Knowledge for a sustainable world

Robert Cheke

The first inklings of the impending COVID-19 pandemic were in Wuhan, China, in late 2019. By imposing very strict lockdown measures and rapidly building huge emergency hospitals, the epidemic in China was controlled. By analysing data on case numbers in mainland China, Chinese mathematicians working with NRI’s Professor Bob Cheke calculated the effective reproductive number for the disease and how this changed in relation to different mitigation measures from 10 January to 6 March 2020.

The effective reproductive number, also known as ‘Rt’, is a way of rating a disease’s ability to spread. If Rt is higher than one, then the number of cases increases exponentially; if the number is lower, the number of cases will recede and the disease will eventually stop spreading.

The results, just published in the International Journal of Infectious Diseases, illustrate how the value of Rt peaked at 3.98 before dropping to below 1 in early February. This achievement was linked to diverse control activities, culminating in the need for “early detection, early report, early quarantine, and early treatment.” It is argued that to control the pandemic all affected countries need to quarantine high-risk individuals, test suspected individuals, treat patients and receive and cure all patients. Access the paper here:

In a second, related, paper published in Mathematical Biosciences and Engineering, the team examined similar data, not only for China but also for South Korea, Japan and Spain. China and South Korea used strict measures based on routines previously shown to be successful against the virus causing Severe Acute Respiratory Syndrome (SARS), whilst Japan and Spain adopted measures more akin to strategies used against influenza.

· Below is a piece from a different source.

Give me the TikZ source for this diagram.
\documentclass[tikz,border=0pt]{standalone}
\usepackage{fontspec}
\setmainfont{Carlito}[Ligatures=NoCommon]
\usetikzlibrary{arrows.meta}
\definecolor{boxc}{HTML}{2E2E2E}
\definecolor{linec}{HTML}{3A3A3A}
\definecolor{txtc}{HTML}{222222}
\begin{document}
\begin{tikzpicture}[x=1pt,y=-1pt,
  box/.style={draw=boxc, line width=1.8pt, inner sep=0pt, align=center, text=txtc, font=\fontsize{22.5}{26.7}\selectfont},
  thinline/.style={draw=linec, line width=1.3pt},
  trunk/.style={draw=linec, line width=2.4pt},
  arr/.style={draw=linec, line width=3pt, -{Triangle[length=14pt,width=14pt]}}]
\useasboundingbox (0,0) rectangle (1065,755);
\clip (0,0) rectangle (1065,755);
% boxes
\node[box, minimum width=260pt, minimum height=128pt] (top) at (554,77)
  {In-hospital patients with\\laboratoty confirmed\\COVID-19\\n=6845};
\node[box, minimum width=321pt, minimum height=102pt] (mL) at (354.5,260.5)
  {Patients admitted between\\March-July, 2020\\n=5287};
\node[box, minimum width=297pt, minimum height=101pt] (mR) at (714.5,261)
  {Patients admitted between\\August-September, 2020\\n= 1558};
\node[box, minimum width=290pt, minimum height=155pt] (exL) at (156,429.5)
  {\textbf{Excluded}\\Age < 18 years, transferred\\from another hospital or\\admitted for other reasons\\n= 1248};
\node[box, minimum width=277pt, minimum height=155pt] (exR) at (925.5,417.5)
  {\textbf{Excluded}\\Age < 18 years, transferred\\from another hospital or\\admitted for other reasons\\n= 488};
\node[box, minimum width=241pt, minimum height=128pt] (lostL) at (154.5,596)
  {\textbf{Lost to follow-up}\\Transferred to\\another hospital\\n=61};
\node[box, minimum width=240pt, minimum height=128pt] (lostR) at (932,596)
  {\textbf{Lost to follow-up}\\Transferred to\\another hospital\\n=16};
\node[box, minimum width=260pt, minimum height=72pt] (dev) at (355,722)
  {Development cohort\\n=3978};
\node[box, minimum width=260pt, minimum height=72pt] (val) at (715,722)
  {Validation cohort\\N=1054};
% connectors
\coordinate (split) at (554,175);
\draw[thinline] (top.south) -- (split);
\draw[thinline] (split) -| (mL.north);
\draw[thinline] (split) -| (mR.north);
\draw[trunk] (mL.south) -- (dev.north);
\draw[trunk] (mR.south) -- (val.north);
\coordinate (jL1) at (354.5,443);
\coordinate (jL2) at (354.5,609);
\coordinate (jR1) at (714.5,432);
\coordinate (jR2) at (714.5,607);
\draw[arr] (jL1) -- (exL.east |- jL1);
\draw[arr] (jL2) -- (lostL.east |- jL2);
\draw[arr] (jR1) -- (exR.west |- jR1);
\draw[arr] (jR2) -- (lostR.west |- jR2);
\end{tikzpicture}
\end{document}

Results of modelling showed that the SARS-like containment strategy, involving blocking the spread of the COVID-19 virus by lockdown, strict travel restrictions and by detection and isolation of patients, reduced the Rt to below 1 quickly, where it has remained. In contrast, the countries adopting a pandemic influenza-like mitigation strategy were less successful, taking longer to get their effective reproductive numbers below 1 and these Rt values fluctuated above and below that value thereafter. Subsequently, the epidemics in such countries are continuing at unacceptable levels. The results have implications for policy decisions on how best to control the pandemic in relation to variations in the availability of medical resources, the compliance of the public to impositions of strict measures and economic considerations.